# TASK OBJECTIVE
Look through the records below, and copy out every line that holds the string "this".

** BEGIN RECORDS FOR THE TASK **

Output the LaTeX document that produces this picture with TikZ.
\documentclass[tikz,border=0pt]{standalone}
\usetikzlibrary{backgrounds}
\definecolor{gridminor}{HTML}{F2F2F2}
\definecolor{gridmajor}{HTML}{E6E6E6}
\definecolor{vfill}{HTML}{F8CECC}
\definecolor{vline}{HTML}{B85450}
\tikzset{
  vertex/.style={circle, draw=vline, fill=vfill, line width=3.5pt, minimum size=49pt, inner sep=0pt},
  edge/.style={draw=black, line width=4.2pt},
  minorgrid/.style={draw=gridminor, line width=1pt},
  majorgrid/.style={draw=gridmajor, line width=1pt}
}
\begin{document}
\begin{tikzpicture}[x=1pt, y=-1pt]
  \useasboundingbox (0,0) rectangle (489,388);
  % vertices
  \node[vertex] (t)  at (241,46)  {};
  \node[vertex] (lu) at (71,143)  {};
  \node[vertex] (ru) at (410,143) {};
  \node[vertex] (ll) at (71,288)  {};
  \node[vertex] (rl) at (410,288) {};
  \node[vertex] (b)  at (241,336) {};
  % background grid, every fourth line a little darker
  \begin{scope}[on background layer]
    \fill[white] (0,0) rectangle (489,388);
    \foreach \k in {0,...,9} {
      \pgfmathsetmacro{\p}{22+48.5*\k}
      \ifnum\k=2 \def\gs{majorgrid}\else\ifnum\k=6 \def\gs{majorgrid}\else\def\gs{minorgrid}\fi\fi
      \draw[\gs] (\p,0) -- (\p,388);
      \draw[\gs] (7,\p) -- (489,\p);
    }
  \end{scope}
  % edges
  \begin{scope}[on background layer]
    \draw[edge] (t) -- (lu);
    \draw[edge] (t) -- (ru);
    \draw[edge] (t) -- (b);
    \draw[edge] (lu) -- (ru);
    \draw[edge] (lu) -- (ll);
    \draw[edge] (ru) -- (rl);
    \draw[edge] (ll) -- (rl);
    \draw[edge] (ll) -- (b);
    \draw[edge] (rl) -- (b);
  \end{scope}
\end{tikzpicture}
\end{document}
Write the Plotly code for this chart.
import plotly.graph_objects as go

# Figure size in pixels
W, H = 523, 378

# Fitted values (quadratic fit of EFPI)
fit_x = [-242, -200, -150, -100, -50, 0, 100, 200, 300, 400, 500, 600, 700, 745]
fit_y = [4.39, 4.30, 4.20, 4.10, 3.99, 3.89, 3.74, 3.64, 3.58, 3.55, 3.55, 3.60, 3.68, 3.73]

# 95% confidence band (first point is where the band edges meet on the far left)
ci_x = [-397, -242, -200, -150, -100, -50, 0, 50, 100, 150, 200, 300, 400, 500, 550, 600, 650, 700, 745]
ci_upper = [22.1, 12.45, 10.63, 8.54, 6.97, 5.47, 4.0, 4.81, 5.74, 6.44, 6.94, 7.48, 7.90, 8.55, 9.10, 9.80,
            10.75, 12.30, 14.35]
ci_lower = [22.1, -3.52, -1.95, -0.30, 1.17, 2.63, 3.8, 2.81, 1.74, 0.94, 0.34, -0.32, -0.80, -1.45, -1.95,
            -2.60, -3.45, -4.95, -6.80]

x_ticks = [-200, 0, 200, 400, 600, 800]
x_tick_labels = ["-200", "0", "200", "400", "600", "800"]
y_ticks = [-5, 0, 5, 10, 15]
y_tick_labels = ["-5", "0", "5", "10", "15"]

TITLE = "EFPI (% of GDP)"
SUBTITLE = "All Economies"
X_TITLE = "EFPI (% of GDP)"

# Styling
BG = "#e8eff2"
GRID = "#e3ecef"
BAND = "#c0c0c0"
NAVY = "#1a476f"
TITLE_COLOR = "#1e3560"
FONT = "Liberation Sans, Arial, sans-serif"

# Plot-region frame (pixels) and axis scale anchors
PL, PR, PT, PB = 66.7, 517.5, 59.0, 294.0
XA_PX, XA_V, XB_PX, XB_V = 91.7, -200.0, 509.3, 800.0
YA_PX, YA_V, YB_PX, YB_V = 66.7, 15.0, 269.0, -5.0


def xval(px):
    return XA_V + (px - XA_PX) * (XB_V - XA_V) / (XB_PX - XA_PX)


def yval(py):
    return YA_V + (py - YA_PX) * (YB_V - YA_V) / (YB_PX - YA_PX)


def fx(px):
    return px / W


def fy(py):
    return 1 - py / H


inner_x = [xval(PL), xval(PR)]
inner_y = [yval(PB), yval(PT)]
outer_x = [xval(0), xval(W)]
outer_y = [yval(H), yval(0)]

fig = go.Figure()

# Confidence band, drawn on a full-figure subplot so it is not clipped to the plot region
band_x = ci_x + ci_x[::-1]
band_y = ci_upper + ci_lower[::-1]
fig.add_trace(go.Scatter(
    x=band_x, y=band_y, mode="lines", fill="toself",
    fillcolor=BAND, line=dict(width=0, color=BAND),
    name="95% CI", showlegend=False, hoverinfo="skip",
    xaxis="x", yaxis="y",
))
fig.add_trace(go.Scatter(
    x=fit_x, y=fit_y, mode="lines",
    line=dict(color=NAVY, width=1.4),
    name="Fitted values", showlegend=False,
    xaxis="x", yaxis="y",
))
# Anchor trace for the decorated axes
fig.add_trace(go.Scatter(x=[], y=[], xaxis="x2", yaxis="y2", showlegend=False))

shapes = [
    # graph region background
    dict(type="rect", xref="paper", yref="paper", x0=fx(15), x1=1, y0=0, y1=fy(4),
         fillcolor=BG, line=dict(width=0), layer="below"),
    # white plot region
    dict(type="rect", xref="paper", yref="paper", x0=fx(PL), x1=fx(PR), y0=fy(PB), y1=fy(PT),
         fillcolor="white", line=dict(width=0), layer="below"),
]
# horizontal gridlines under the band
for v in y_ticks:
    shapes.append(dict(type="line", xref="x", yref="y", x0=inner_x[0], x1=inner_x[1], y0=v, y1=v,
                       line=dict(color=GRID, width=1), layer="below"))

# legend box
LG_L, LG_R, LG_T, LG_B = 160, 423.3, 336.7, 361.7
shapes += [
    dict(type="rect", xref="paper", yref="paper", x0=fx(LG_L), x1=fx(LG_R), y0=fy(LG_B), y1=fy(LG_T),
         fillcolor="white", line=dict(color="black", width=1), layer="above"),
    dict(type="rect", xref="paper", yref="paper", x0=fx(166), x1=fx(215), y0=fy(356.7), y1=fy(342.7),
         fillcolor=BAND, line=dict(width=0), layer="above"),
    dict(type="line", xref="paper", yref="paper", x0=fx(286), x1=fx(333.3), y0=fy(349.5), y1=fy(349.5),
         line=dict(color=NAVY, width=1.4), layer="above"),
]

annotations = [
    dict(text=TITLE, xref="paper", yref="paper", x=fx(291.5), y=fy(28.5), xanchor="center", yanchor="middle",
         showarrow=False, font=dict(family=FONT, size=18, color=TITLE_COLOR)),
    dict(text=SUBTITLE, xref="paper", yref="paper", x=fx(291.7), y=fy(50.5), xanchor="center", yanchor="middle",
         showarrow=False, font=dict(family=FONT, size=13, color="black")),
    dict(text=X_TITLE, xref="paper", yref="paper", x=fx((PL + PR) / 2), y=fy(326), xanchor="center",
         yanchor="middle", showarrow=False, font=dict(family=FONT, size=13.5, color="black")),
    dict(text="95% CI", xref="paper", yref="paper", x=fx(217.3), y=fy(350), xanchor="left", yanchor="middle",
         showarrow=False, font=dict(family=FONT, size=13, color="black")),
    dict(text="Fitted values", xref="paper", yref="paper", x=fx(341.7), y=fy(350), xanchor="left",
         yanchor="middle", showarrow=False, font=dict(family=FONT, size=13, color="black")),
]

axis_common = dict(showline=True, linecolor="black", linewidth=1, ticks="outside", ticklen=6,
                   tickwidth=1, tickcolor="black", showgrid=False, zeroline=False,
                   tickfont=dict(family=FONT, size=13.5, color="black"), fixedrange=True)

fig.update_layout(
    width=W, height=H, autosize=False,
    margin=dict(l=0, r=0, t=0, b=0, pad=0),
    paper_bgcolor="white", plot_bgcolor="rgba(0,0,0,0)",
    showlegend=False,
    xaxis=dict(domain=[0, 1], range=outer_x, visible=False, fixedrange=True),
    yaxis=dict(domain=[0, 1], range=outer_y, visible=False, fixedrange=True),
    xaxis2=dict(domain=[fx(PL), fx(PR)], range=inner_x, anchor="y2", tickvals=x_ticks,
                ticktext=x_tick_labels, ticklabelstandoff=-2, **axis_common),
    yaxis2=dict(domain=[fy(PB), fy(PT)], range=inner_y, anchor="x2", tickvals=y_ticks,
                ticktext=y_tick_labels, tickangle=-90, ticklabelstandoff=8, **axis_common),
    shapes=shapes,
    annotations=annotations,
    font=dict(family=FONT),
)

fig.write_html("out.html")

** END RECORDS FOR THE TASK **

# EXPECTED OUTPUT
Output the LaTeX document that produces this picture with TikZ.
Write the Plotly code for this chart.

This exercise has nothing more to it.